From Washington Monthly:
MORE ROVE WEIRDNESS....
As if the Jason Leopold/Karl Rove story weren't already bizarre enough, today it gets even weirder. Rove obviously hasn't been indicted, as Leopold reported several weeks ago, but it turns out that Leopold and Truthout are standing behind their story anyway.
Long story short, Truthout says that (a) Rove was secretly indicted, (b) Rove and his lawyer then went back to prosecutor Patrick Fitzgerald and made "concessions that Fitzgerald considered to be of high value," and (c) Fitzgerald subsequently agreed to hold off on the indictment.
And what were these concessions?
Our sources provided us with additional detail, saying that Fitzgerald is apparently examining closely Dick Cheney's role in the Valerie Plame matter, and apparently sought information and evidence from Karl Rove that would provide documentation of Cheney's involvement. Rove apparently was reluctant to cooperate and Fitzgerald, it appears, was pressuring him to do so, our sources told us.
Truthout claims that their sources for this information are "career federal law enforcement and federal government officials." Truthout also claims that their senior editors have confirmed all this with their sources. They're not just relying on Jason Leopold.
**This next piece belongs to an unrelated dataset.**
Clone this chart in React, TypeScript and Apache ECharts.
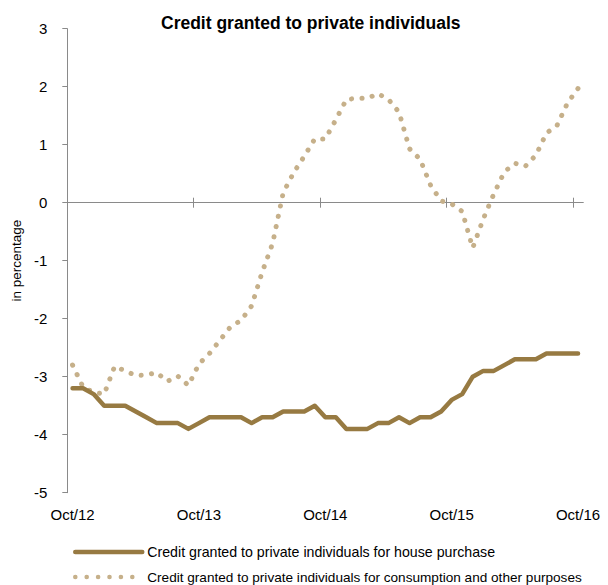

Is this true? I don't have a clue, but I figure I should pass along the latest scuttlebutt regardless. And for what it's worth, there is one thing that makes me wonder if Rove is really in the clear: the fact that he refuses to make public the letter from Fitzgerald saying that he "does not anticipate seeking charges" against Rove at this time. Rove's spokesman says they won't release the letter because they have an agreement with Fitzgerald that they "wouldn't disclose direct communications or any documents between his office and ours." This is a pretty laughable excuse, and it's hard not to wonder just what's in that letter that they don't want anyone to see.